Frequently Asked Questions (FAQs)
When will Mercedes-Benz S-Class robotaxis be available for rides?
First S-Class robotaxi prototypes begin on-road testing in 2026, with commercial deployment timing dependent on regulatory approvals in each market. Uber network integration will enable riders to access autonomous S-Class vehicles through the existing Uber app once services launch.
What is the NVIDIA DRIVE AV platform used in the S-Class?
NVIDIA DRIVE AV is a full-stack autonomous driving software platform enabling Level 2 to Level 4 autonomy. It combines perception, prediction, planning, and control systems with NVIDIA Halos safety architecture, trained on DGX Cloud systems and validated through high-fidelity simulation.
How does the S-Class ensure safety in autonomous mode?

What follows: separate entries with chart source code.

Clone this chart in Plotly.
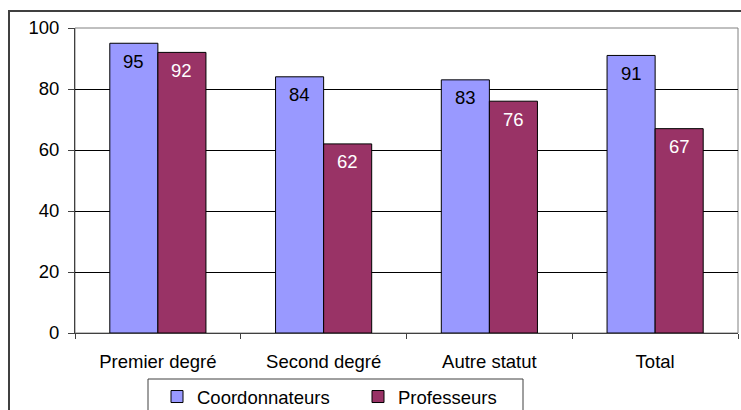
import plotly.graph_objects as go

# Data
categories = ["Premier degré", "Second degré", "Autre statut", "Total"]
coordonnateurs = [95, 84, 83, 91]
professeurs = [92, 62, 76, 67]
y_ticks = [0, 20, 40, 60, 80, 100]

FONT = "Arial, Liberation Sans, sans-serif"
FS = 18.5

W, H = 741, 410
ML, MR, MT, MB = 75, 3, 28, 77
PW = W - ML - MR
PH = H - MT - MB


def px_x(p):
    return (p - ML) / PW


def px_y(p):
    return (H - MB - p) / PH


fig = go.Figure()
fig.add_trace(go.Bar(
    name="Coordonnateurs", x=categories, y=coordonnateurs,
    marker=dict(color="#9999FF", line=dict(color="#000000", width=1)),
))
fig.add_trace(go.Bar(
    name="Professeurs", x=categories, y=professeurs,
    marker=dict(color="#993366", line=dict(color="#000000", width=1)),
))

# value labels just under the top of each bar
annotations = []
for cat, v in zip(categories, coordonnateurs):
    annotations.append(dict(x=cat, y=v, xref="x", yref="y", text=str(v),
                            showarrow=False, xshift=-24, yshift=-18,
                            font=dict(family=FONT, size=FS, color="#000000")))
for cat, v in zip(categories, professeurs):
    annotations.append(dict(x=cat, y=v, xref="x", yref="y", text=str(v),
                            showarrow=False, xshift=24, yshift=-18,
                            font=dict(family=FONT, size=FS, color="#FFFFFF")))

shapes = [
    # outer chart frame
    dict(type="rect", xref="paper", yref="paper",
         x0=px_x(9), x1=px_x(760), y0=px_y(430), y1=px_y(11),
         line=dict(color="#404040", width=2), fillcolor="rgba(0,0,0,0)",
         layer="below"),
    # plot area border
    dict(type="rect", xref="paper", yref="paper", x0=0, x1=1, y0=0, y1=1,
         line=dict(color="#808080", width=1), fillcolor="rgba(0,0,0,0)",
         layer="below"),
    # legend box
    dict(type="rect", xref="paper", yref="paper",
         x0=px_x(148), x1=px_x(523), y0=px_y(425), y1=px_y(379),
         line=dict(color="#404040", width=1), fillcolor="#FFFFFF",
         layer="above"),
]

fig.update_layout(
    width=W, height=H,
    margin=dict(l=ML, r=MR, t=MT, b=MB, pad=0, autoexpand=False),
    paper_bgcolor="#FFFFFF", plot_bgcolor="#FFFFFF",
    font=dict(family=FONT, size=FS, color="#000000"),
    barmode="group", bargap=0.42, bargroupgap=0,
    showlegend=True,
    legend=dict(orientation="h", x=px_x(157), y=px_y(378),
                xanchor="left", yanchor="top",
                bgcolor="rgba(0,0,0,0)", borderwidth=0,
                font=dict(family=FONT, size=FS, color="#000000"),
                entrywidth=156, entrywidthmode="pixels"),
    annotations=annotations,
    shapes=shapes,
)

fig.update_xaxes(
    type="category", showline=True, linecolor="#404040", linewidth=1,
    ticks="outside", tickson="boundaries", ticklen=5, tickcolor="#404040",
    ticklabelstandoff=12, automargin=False,
    showgrid=False, tickfont=dict(family=FONT, size=FS, color="#000000"),
)
fig.update_yaxes(
    range=[0, 100], tickvals=y_ticks, ticktext=[str(t) for t in y_ticks],
    showline=True, linecolor="#404040", linewidth=1,
    ticks="outside", ticklen=6, tickcolor="#404040",
    ticklabelstandoff=5, automargin=False,
    showgrid=True, gridcolor="#000000", gridwidth=1,
    zeroline=False, tickfont=dict(family=FONT, size=FS, color="#000000"),
)

fig.write_html("out.html")
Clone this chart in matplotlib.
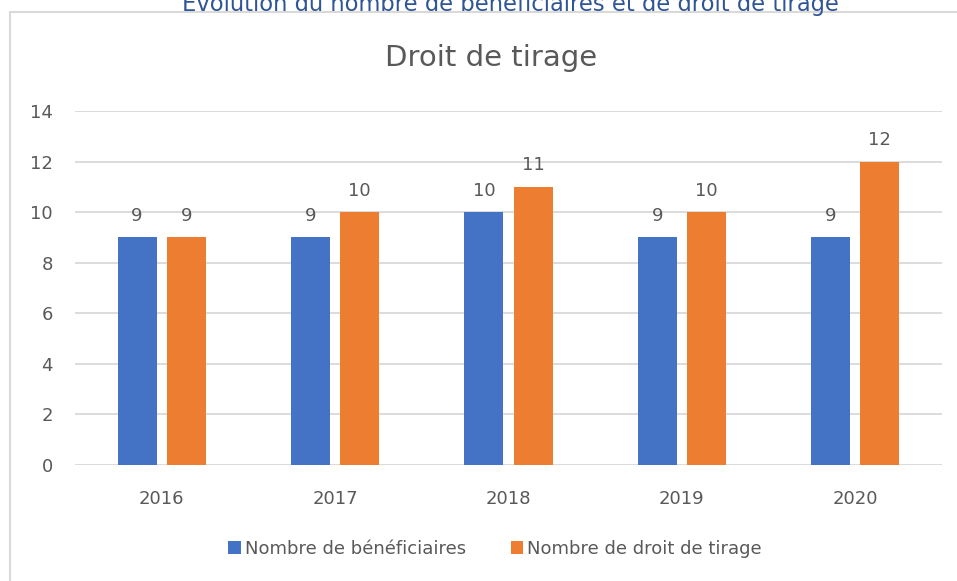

The S-Class uses NVIDIA DRIVE Hyperion architecture with redundant compute, multimodal sensors (10 cameras, 5 radar, 12 ultrasonic), and dual software stacks AI-driven plus classical safety. NVIDIA Halos safety system monitors all systems continuously to maintain safe operation boundaries.
Which markets will get Mercedes S-Class robotaxis first?
Mercedes-Benz plans deployments across Americas, Europe, Asia, and Middle East regions. Specific cities will be announced as testing progresses through 2026 and regulatory approvals are obtained.
What makes Level 4 different from Tesla’s Full Self-Driving?
Level 4 vehicles operate fully autonomously without requiring human attention or intervention within defined areas. Current production Tesla vehicles operate at Level 2, requiring continuous driver supervision and readiness to take control. Level 4 removes the driver from the responsibility chain entirely in supported zones.
How does NVIDIA Halos improve autonomous vehicle safety?
NVIDIA Halos applies safety-first architecture principles throughout the AI pipeline, from training to deployment. The system validates both AI and classical driving stacks continuously, provides explainable decision-making for transparency, and maintains redundant safety layers to eliminate single points of failure.